Many would say that Ebenezer Howard (1850-1928) is the most important

figure in the whole history of town-planning. He was born in London,

but grew up in small English towns like Sudbury and Ipswich. At 21 he

emigrated to America and tried to farm in Nebraska, but this was a

failure.

From 1872 – 1876 he was in Chicago, where he became a shorthand

writer. Chicago suffered a great fire in 1871, after which there was

much rebuilding. It was known as the Garden City. It seems probable

that he would have seen Frederick Law Olmsted’s garden suburb of

Riverside being built outside the city. The Penguin Dictionary says

that during his stay in America he read Walt Whitman and Ralph Waldo

Emerson and also Edward Bellamy’s utopian Looking Backward and began

to think about a better life and how it could be promoted.

Moving back to Britain he began to think town-planning through from

first principles and in 1898 he published Tomorrow: A Peaceful Path to

Real Reform. This was reissued in 1902 with the title Garden Cities of

Tomorrow. Howard is often seen as a physical planner, but really he

was a social visionary.
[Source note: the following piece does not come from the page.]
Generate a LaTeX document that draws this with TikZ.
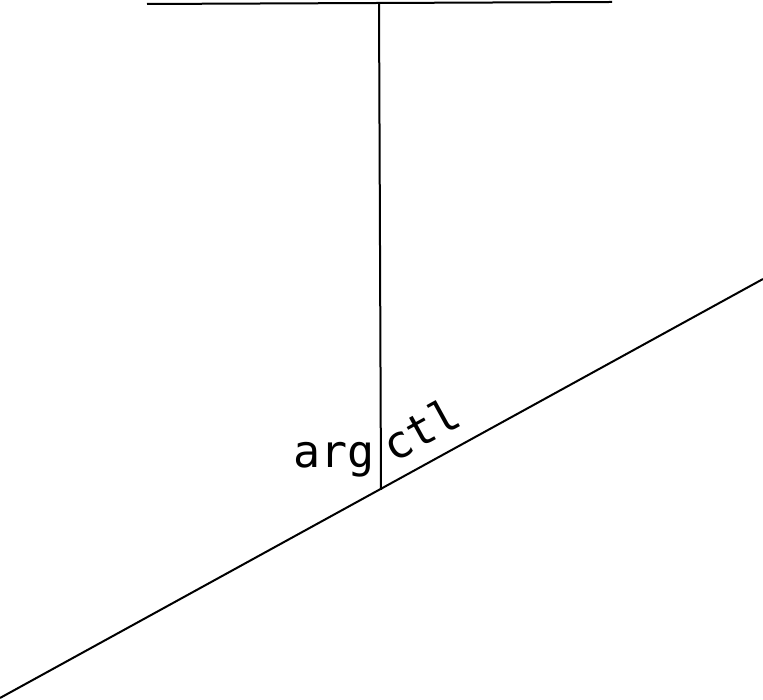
\documentclass[tikz,border=0pt]{standalone}
\usepackage{fontspec}
\newfontfamily\labelfont{DejaVu Sans Mono}
\tikzset{
  edge/.style={line width=2pt},
  lbl/.style={font=\labelfont\fontsize{45}{45}\selectfont, inner sep=0pt}
}
\begin{document}
\begin{tikzpicture}[x=1pt, y=1pt]
    \useasboundingbox (0,0) rectangle (763,700);

    % 顶部横线
    \coordinate (topL) at (147,696);
    \coordinate (topR) at (612,698);
    \draw[edge] (topL) -- (topR);

    % 竖线
    \coordinate (vtop) at (379,697);
    \coordinate (vbot) at (381,210);
    \draw[edge] (vtop) -- (vbot);

    % 斜线
    \coordinate (dL) at (0,2);
    \coordinate (dR) at (763,421);
    \draw[edge] (dL) -- (dR);

    % 标签
    \node[lbl, anchor=base east] (arg) at (375,232) {arg};
    \node[lbl, anchor=base west, rotate=28.8] (ctl) at (393,236) {ctl};
\end{tikzpicture}
\end{document}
His basic idea was decentralisation as an

answer to the congested industrial city.

There were all sorts of precedents and precursors for his ideas:

William Booth, the founder of the Salvation Army had suggested the

colonisation of the destitute into small-holding communities. An

anarchist called Peter Kropotkin had suggested something similar.

There was also an alternative movement called Back to the Land which

flourished between 1880 and 1914.

Howard produced the world’s most ...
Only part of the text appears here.